====== RECORDS FOR THE TASK

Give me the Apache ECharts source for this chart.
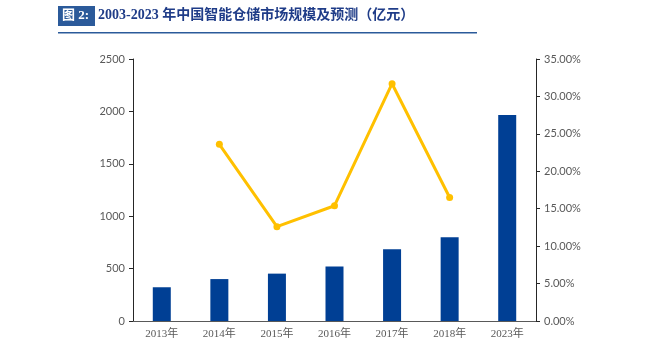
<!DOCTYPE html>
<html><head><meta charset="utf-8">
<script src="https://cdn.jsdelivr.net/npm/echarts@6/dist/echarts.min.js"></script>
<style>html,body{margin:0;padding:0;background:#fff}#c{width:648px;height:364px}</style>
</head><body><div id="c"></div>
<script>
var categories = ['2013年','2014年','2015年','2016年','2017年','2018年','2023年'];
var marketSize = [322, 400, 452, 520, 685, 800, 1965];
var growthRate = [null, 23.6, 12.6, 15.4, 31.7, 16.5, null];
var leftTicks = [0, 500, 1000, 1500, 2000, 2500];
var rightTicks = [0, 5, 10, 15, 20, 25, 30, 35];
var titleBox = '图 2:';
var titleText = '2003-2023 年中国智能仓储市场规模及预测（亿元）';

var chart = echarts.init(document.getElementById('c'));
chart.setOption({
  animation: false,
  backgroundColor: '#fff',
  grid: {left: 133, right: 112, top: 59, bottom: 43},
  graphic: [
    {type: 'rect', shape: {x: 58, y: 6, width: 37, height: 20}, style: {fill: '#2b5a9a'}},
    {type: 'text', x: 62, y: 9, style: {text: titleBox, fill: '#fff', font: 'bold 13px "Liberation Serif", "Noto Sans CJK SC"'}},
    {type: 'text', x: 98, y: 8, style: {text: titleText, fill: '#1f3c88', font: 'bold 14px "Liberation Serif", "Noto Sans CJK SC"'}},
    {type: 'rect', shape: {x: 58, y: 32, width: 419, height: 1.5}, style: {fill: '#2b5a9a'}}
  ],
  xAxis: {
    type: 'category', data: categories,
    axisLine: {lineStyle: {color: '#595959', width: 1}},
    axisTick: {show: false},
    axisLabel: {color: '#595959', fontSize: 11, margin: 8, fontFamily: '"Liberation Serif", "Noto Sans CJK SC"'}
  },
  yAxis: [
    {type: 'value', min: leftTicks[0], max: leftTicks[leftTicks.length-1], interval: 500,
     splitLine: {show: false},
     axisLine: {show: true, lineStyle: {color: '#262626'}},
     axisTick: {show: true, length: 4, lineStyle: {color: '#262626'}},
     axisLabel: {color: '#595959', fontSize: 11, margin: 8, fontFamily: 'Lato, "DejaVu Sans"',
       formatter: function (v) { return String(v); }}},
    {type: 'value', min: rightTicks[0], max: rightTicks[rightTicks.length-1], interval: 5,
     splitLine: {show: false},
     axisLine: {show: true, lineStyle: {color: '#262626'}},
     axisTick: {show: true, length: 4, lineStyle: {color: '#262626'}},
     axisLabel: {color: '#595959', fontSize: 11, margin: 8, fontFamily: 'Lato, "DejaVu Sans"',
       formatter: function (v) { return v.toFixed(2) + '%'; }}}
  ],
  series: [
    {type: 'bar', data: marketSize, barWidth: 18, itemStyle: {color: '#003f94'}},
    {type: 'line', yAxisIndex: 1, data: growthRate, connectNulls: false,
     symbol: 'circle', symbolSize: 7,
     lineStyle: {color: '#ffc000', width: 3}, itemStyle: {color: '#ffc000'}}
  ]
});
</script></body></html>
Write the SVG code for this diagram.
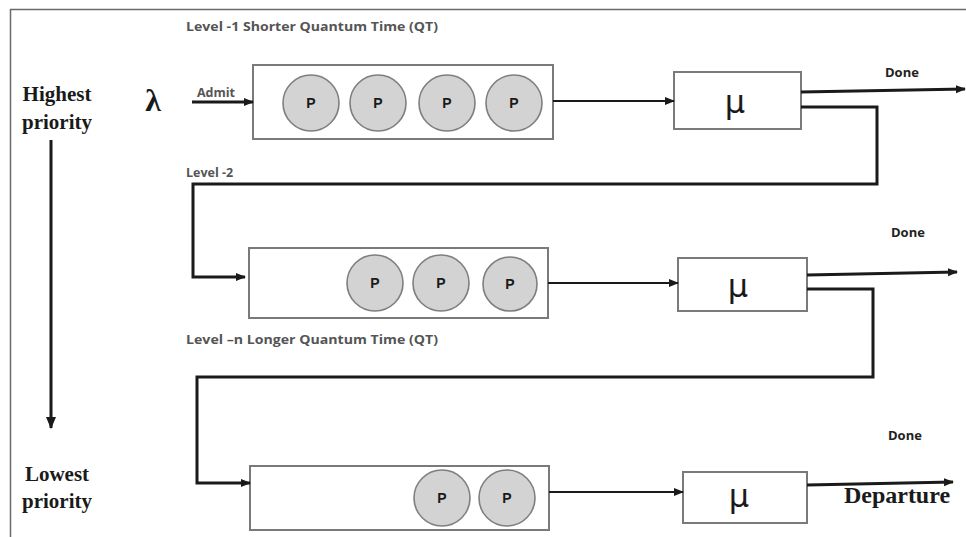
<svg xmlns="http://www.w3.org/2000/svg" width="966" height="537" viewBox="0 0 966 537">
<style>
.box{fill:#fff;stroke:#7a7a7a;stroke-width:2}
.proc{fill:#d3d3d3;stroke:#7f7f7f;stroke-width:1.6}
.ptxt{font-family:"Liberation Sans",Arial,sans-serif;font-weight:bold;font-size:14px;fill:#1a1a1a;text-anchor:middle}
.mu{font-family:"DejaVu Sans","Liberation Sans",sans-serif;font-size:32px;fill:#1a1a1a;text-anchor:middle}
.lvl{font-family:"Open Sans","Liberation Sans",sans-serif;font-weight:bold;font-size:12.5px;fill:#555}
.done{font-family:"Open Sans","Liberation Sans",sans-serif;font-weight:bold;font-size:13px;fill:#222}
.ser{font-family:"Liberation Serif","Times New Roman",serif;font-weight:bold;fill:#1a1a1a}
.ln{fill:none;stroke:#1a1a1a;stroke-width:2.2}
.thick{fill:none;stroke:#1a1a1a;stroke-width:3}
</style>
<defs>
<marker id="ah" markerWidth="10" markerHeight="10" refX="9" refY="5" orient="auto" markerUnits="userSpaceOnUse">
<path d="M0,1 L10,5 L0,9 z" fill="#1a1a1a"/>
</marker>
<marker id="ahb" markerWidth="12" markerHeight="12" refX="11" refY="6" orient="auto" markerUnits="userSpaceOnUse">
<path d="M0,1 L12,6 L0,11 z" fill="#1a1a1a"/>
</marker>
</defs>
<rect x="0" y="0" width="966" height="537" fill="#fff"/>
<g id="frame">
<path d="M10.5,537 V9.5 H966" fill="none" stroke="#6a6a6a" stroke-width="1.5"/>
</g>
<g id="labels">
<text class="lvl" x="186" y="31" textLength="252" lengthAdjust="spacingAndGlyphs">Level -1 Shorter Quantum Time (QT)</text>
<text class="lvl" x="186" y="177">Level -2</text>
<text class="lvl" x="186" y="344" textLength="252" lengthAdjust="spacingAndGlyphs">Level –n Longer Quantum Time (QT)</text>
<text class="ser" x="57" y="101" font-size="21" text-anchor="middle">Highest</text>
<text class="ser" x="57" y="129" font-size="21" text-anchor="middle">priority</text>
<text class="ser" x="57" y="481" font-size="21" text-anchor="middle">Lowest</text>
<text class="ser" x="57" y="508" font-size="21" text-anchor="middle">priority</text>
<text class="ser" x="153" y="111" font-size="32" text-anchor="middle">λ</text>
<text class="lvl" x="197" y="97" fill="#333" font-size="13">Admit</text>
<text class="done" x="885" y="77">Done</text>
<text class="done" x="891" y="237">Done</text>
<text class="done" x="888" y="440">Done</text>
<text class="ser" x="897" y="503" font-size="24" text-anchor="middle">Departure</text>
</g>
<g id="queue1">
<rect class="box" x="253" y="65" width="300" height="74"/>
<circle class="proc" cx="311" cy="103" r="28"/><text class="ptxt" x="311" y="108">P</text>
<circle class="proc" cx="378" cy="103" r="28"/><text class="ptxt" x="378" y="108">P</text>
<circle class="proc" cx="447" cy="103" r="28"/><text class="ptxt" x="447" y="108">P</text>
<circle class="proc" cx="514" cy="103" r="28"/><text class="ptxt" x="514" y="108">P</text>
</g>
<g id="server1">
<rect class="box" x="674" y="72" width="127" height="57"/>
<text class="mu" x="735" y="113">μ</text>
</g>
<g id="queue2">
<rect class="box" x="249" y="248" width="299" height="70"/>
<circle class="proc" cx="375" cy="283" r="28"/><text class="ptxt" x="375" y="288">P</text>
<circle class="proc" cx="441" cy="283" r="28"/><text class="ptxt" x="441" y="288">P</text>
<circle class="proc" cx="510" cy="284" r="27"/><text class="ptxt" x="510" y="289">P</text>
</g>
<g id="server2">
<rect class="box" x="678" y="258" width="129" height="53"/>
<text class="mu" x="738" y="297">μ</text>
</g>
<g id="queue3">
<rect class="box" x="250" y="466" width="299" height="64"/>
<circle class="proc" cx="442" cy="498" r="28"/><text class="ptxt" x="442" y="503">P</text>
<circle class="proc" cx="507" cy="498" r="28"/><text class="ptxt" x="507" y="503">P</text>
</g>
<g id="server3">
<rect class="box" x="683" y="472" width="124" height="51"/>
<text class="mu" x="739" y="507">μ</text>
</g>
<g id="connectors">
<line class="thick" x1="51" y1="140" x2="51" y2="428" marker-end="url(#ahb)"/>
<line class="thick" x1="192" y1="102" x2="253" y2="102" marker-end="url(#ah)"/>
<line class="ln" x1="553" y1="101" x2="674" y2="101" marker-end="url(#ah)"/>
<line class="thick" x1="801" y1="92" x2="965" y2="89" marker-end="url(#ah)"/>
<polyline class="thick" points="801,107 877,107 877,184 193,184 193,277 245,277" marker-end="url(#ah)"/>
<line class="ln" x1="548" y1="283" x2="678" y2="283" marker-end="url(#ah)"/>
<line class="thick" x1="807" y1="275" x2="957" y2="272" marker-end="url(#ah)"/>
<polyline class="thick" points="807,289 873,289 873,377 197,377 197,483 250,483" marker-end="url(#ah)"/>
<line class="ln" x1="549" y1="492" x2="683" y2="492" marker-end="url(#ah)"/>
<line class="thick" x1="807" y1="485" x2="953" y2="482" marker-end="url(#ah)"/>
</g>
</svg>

============

_TASK DESCRIPTION:_
Starting at the first line of the records above, set down each line exactly through the one that holds "var titleText = '2003-2023". Omit pictures.

_SOLVED EXERCISE:_
Give me the Apache ECharts source for this chart.
<!DOCTYPE html>
<html><head><meta charset="utf-8">
<script src="https://cdn.jsdelivr.net/npm/echarts@6/dist/echarts.min.js"></script>
<style>html,body{margin:0;padding:0;background:#fff}#c{width:648px;height:364px}</style>
</head><body><div id="c"></div>
<script>
var categories = ['2013年','2014年','2015年','2016年','2017年','2018年','2023年'];
var marketSize = [322, 400, 452, 520, 685, 800, 1965];
var growthRate = [null, 23.6, 12.6, 15.4, 31.7, 16.5, null];
var leftTicks = [0, 500, 1000, 1500, 2000, 2500];
var rightTicks = [0, 5, 10, 15, 20, 25, 30, 35];
var titleBox = '图 2:';
var titleText = '2003-2023 年中国智能仓储市场规模及预测（亿元）';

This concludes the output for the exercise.